I bought the non stainless version. At the time the stainless was about $80 more. Now they are close to the same price so I would purchase the one 

 Steve H
 posted.


----------



## SmokinAl (Dec 11, 2022)

Very cool Setup & the gyro’s look delicious!
Al


----------



## Sven Svensson (Dec 11, 2022)

I never should have clicked on this. I have no room for another cooking device yet I still put it in my Amazon Lists. Must fight the temptation.


----------



## Steve H (Dec 11, 2022)

Sven Svensson said:


> I never should have clicked on this. I have no room for another cooking device yet I still put it in my Amazon Lists. Must fight the temptation.


lol! Good luck with that!


----------



## bauchjw (Dec 11, 2022)

I’m with everyone else! That’s the last thing I need is a new awesome food toy Great work! Looks incredible!


----------



## civilsmoker (Dec 11, 2022)

Wow that is cool and a nice cook as well. Having one of those in the kitchen would be dangerous for me I don’t think it would ever stop!


----------



## xray (Dec 11, 2022)

Wow, that's pretty wild! I had no idea those existed for home use. Great looking gyros and I bet that makes awesome Al Pastor. Sometimes I wish I was retired so I could have more time to play with all these kitchen toys!


----------



## choochooman442 (Dec 11, 2022)

I have 2 of these burners in my shed for a commercial restaurant grill that never got installed 20 yrs ago, now I know what I am going to make for my next build.


----------



## Buckeyedude (Dec 11, 2022)

Wow, just wow.....you had me at gyros!


----------



## uncle eddie (Dec 11, 2022)

Love me a good gyros...would love to know a good recipe for cucumber sauce if you are willing to share!


----------



## clifish (Dec 12, 2022)

uncle eddie said:


> Love me a good gyros...would love to know a good recipe for cucumber sauce if you are willing to share!

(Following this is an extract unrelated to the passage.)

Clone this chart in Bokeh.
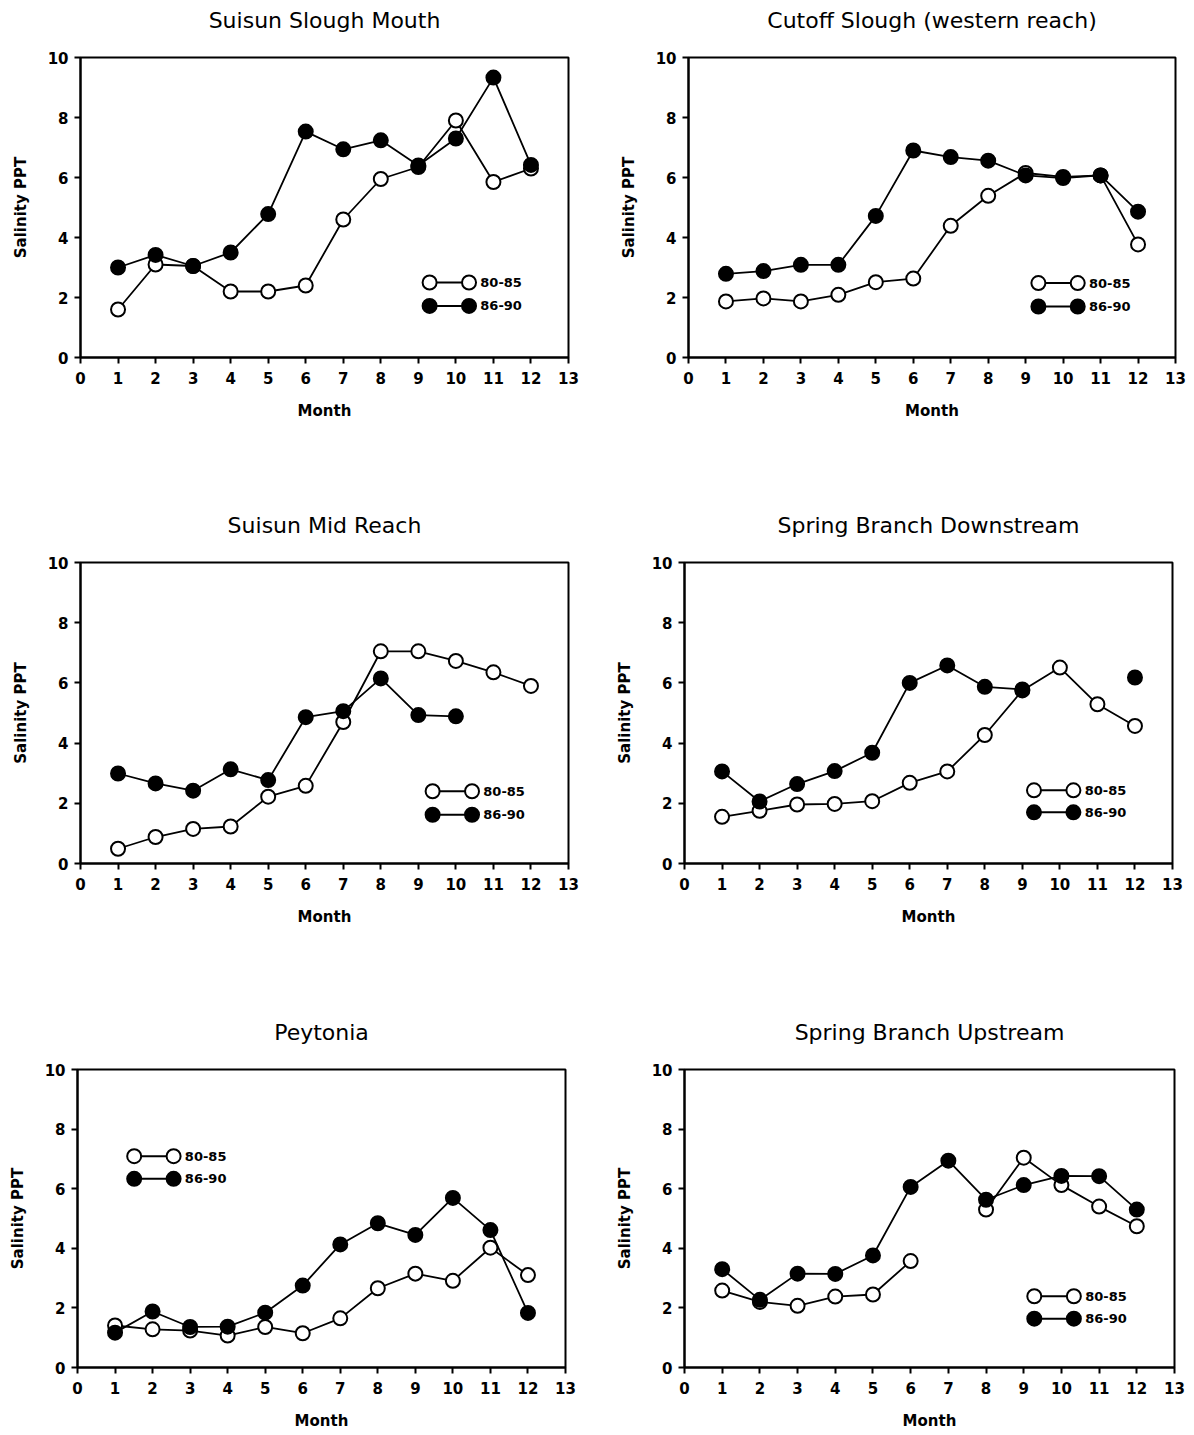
from bokeh.plotting import figure
from bokeh.layouts import column, row
from bokeh.models import Range1d, FixedTicker, Title
from bokeh.embed import file_html
from bokeh.resources import INLINE
from bokeh.core.properties import value

nan = float("nan")

# ---------------- data ----------------
MONTHS = [1, 2, 3, 4, 5, 6, 7, 8, 9, 10, 11, 12]
X_TICKS = list(range(0, 14))
Y_TICKS = [0, 2, 4, 6, 8, 10]
SERIES_LABELS = ["80-85", "86-90"]

TITLES = [
    "Suisun Slough Mouth",
    "Cutoff Slough (western reach)",
    "Suisun Mid Reach",
    "Spring Branch Downstream",
    "Peytonia",
    "Spring Branch Upstream",
]

suisun_mouth_80_85 = [1.6, 3.1, 3.05, 2.2, 2.2, 2.4, 4.6, 5.95, 6.35, 7.9, 5.85, 6.3]
suisun_mouth_86_90 = [3.0, 3.42, 3.05, 3.5, 4.78, 7.53, 6.94, 7.24, 6.4, 7.3, 9.33, 6.42]

cutoff_80_85 = [1.87, 1.97, 1.87, 2.09, 2.51, 2.63, 4.39, 5.39, 6.15, 6.02, 6.07, 3.77]
cutoff_86_90 = [2.79, 2.88, 3.09, 3.09, 4.72, 6.9, 6.68, 6.56, 6.07, 5.98, 6.07, 4.86]

mid_reach_80_85 = [0.49, 0.88, 1.15, 1.23, 2.22, 2.58, 4.7, 7.05, 7.05, 6.73, 6.35, 5.9]
mid_reach_86_90 = [2.99, 2.66, 2.42, 3.13, 2.77, 4.86, 5.06, 6.15, 4.93, 4.89, nan, nan]

spring_down_80_85 = [1.55, 1.75, 1.96, 1.98, 2.07, 2.68, 3.06, 4.27, 5.75, 6.51, 5.29, 4.57]
spring_down_86_90 = [3.06, 2.06, 2.64, 3.07, 3.68, 6.0, 6.58, 5.87, 5.78, nan, nan, 6.18]

peytonia_80_85 = [1.41, 1.28, 1.24, 1.07, 1.36, 1.15, 1.65, 2.66, 3.15, 2.91, 4.02, 3.1]
peytonia_86_90 = [1.17, 1.88, 1.36, 1.37, 1.84, 2.75, 4.13, 4.84, 4.45, 5.69, 4.61, 1.83]

spring_up_80_85 = [2.58, 2.2, 2.07, 2.38, 2.45, 3.57, nan, 5.3, 7.04, 6.12, 5.4, 4.74]
spring_up_86_90 = [3.3, 2.27, 3.15, 3.14, 3.76, 6.06, 6.94, 5.63, 6.12, 6.43, 6.42, 5.3]

OPEN_SERIES = [suisun_mouth_80_85, cutoff_80_85, mid_reach_80_85,
               spring_down_80_85, peytonia_80_85, spring_up_80_85]
FILLED_SERIES = [suisun_mouth_86_90, cutoff_86_90, mid_reach_86_90,
                 spring_down_86_90, peytonia_86_90, spring_up_86_90]

# ---------------- layout (sizes / positions, not data) ----------------
# width, height, border_left, border_top, frame_w, frame_h
PANEL_BOX = [
    (604, 507, 80, 54, 488, 303),
    (590, 507, 84, 57, 487, 301),
    (604, 505, 80, 53, 488, 303),
    (590, 505, 80, 55, 488, 304),
    (604, 422, 77, 53, 488, 302),
    (590, 422, 80, 57, 490, 302),
]
# legend anchor (first circle x, first-row y, second-row y) in data units
LEGEND_ANCHOR = [
    (9.3, 2.5, 1.72),
    (9.34, 2.48, 1.70),
    (9.38, 2.40, 1.62),
    (9.31, 2.43, 1.70),
    (1.51, 7.09, 6.33),
    (9.28, 2.39, 1.64),
]
TITLE_SPACER = 22

FONT = "DejaVu Sans"


def make_panel(i):
    W, H, bl, bt, fw, fh = PANEL_BOX[i]
    br = W - bl - fw
    bb = H - bt - fh
    p = figure(width=W, height=H,
               x_range=Range1d(0, 13), y_range=Range1d(0, 10),
               output_backend="svg", toolbar_location=None,
               min_border_left=bl, min_border_right=br,
               min_border_top=bt, min_border_bottom=bb)
    # blank spacer next to the frame, then the real title above it
    p.add_layout(Title(text=" ", text_font_size="1px", standoff=TITLE_SPACER), "above")
    p.add_layout(Title(text=TITLES[i], align="center", standoff=0,
                       text_font=FONT, text_font_size="22px",
                       text_font_style="normal", text_color="black"), "above")
    p.background_fill_color = "white"
    p.border_fill_color = "white"
    p.outline_line_color = "black"
    p.outline_line_width = 2
    p.outline_line_alpha = 1.0
    p.grid.visible = False

    p.xaxis.ticker = FixedTicker(ticks=X_TICKS)
    p.yaxis.ticker = FixedTicker(ticks=Y_TICKS)
    for ax in (p.xaxis[0], p.yaxis[0]):
        ax.minor_tick_line_color = None
        ax.major_tick_in = 0
        ax.major_tick_out = 6
        ax.major_tick_line_width = 2
        ax.major_tick_line_color = "black"
        ax.axis_line_width = 2
        ax.axis_line_color = "black"
        ax.major_label_text_font = FONT
        ax.major_label_text_font_size = "15px"
        ax.major_label_text_font_style = "bold"
        ax.major_label_text_color = "black"
        ax.axis_label_text_font = FONT
        ax.axis_label_text_font_size = "15px"
        ax.axis_label_text_font_style = "bold"
        ax.axis_label_text_color = "black"
    p.xaxis.axis_label = "Month"
    p.yaxis.axis_label = "Salinity PPT"
    p.xaxis.major_label_standoff = 8
    p.xaxis.axis_label_standoff = 15
    p.yaxis.major_label_standoff = 6
    p.yaxis.axis_label_standoff = 15

    op = OPEN_SERIES[i]
    fl = FILLED_SERIES[i]
    p.line(MONTHS, op, line_color="black", line_width=1.8)
    p.line(MONTHS, fl, line_color="black", line_width=1.8)
    p.scatter(MONTHS, op, size=14, fill_color="white", line_color="black", line_width=2)
    p.scatter(MONTHS, fl, size=14, fill_color="black", line_color="black", line_width=2)

    # legend
    lx, ly1, ly2 = LEGEND_ANCHOR[i]
    gap = 1.05
    for yy, fill, lab in ((ly1, "white", SERIES_LABELS[0]), (ly2, "black", SERIES_LABELS[1])):
        p.line([lx, lx + gap], [yy, yy], line_color="black", line_width=2)
        p.scatter([lx, lx + gap], [yy, yy], size=14, fill_color=fill,
                  line_color="black", line_width=2)
        p.text([lx + gap + 0.3], [yy], text=[lab], text_align="left",
               text_baseline="middle", text_font=value(FONT),
               text_font_size="13px", text_font_style="bold", text_color="black")
    return p


panels = [make_panel(i) for i in range(6)]
layout = column(row(panels[0], panels[1]),
                row(panels[2], panels[3]),
                row(panels[4], panels[5]))

open("out.html", "w").write(file_html(layout, INLINE))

I make mine with sour cream,  I core out the cucumbers,   slice thin.  Add sour cream, some mayo,  lots of dill,  little garlic and some red wine vinager to taste (maybe a tsp).  Mix it up till it the consistency you like and let it go for a nap in the fridge for a couple hours.


----------



## pit 4 brains (Dec 12, 2022)

Ohh this is not good. I just sat down at the 'puter and wifey left her profile on. She was looking at our amazon Christmas list and I had put this on it. It was front and center when I logged on. She's former Air Force and has fond memories of doner kebabs.. 
I'm doomed. I really wanted a spinner for my kettle..


----------



## bakerman (Dec 13, 2022)

Man I love Gyros, kebab, shwarma and Al Pastor. If I was to buy this I would be tilting the scales at "Hippo". 
If I had the space in my kitchen I would get this today. Sadly, I cannot get anymore cooking gear in that small room.
Very tempting though.


----------



## uncle eddie (Dec 13, 2022)

clifish said:


> I make mine with sour cream,  I core out the cucumbers,   slice thin.  Add sour cream, some mayo,  lots of dill,  little garlic and some red wine vinager to taste (maybe a tsp).  Mix it up till it the consistency you like and let it go for a nap in the fridge for a couple hours.


Thanks for sharing this recipe...bookmarked!


----------



## will work 4 bbq (Dec 17, 2022)

Daaaang! that looks really good. My wife is greek and she still hasn't made gyros from scratch  :(  lol


----------